If you are in your 70s you can walk with a golf club like a cane and no one knows what roguery you are up to. A couple of balls in a pocket or fanny pack, and you are off on a jaunt through the various small parks in the city. Moving from one to the other, you will most certainly have the opportunity to practice a few shots in most of them. Like any good city park golfer, you must watch closely for baby carriages, or couples sneaking about to smooch behind some shrub. Dogs may seem far away, but nothing attracts them like a ball flying through the air. If they have a lightweight owner, he or she may get dragged for several yards, running after, digging in heels, and maybe sliding on tummies or bottoms behind the romping dog.
For this reason, I would suggest you take only a pitching wedge, and do not hit in any area in which 30-40 yard shot could get away from you. Have a target like a tennis ball that you can toss out that far (but again watch for romping dogs dragging their owners across the grass), and don’t make any swing if you can’t absolutely 100% control. One-quarter swings are best. Work on short distance accuracy in these small parks. Yelling “fore” is not an alternative either. The pedestrian always wins the case against the driver.
A good idea would be to carry a few whiffle balls or sponge rubber balls, which you can buy cheaply online if you’ve never bought any before. Any of these will help you develop a stroke that swoops exactly between the ball and the ground, and lifts the ball up for a short distance from you until some breeze catches it. The best of these “substitute balls“ are foam rubber with a dimple hard shell, and they slice if your usual ball would slice, and fly about one quarter the distance your usual ball would go if you hit it well. It does look like a real golf ball, however, and may well terrify mothers with baby walkers, so be kind.
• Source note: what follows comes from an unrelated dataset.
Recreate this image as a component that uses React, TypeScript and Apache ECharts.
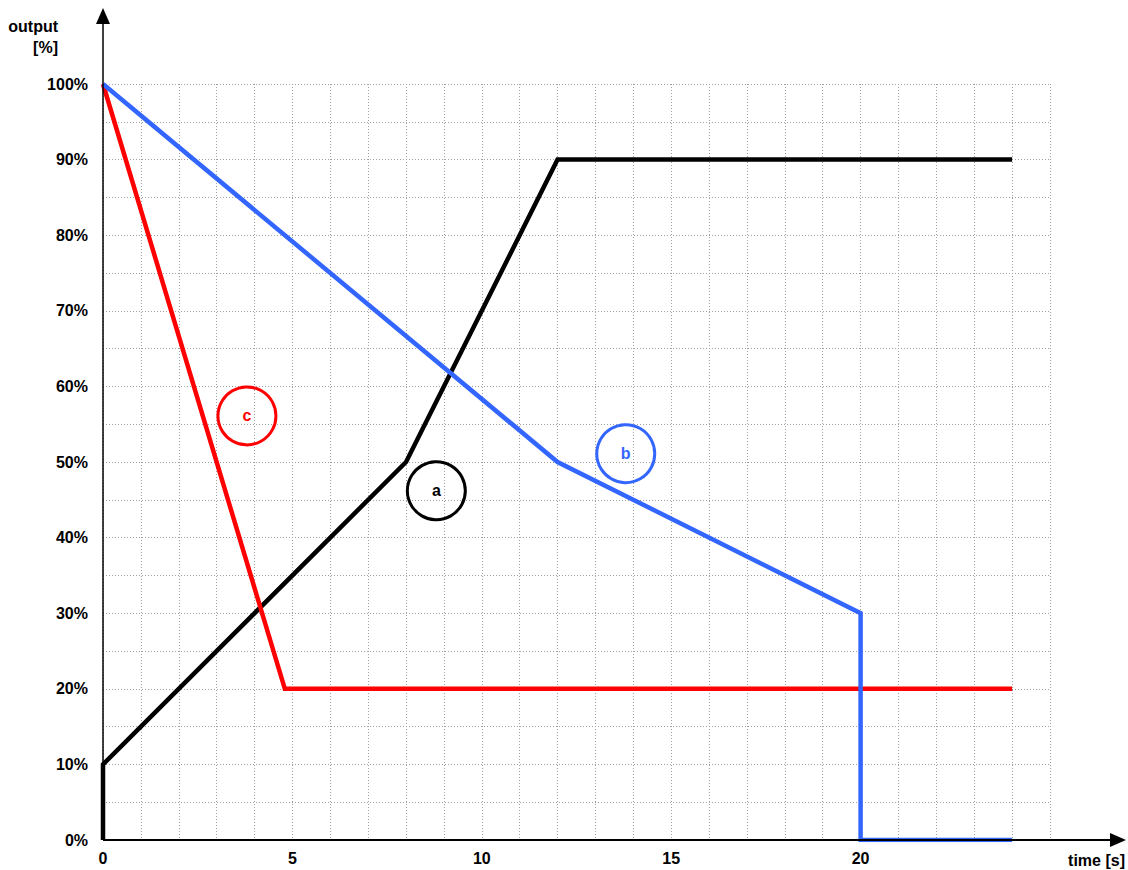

Just recently they closed off roads into all of the larger city parks, limiting them to walkers, so now without families and their little picnics, I have many more opportunities to hit. Except for one thing. I do not know what action the police or the maintenance people in the parks will take if they see me hitting on a nice expanse of grass. I’m sure their first instinct, if confronted, would be to forbid golf. Actually, I don’t want to be forbidden, so my best bet is to watch out for their vehicles. If they spot me, I start leaning on my club as a cane, covering as much of the head as I can with my hand. It seems to work. After all: who could deny an old man with a cane his walk in the park?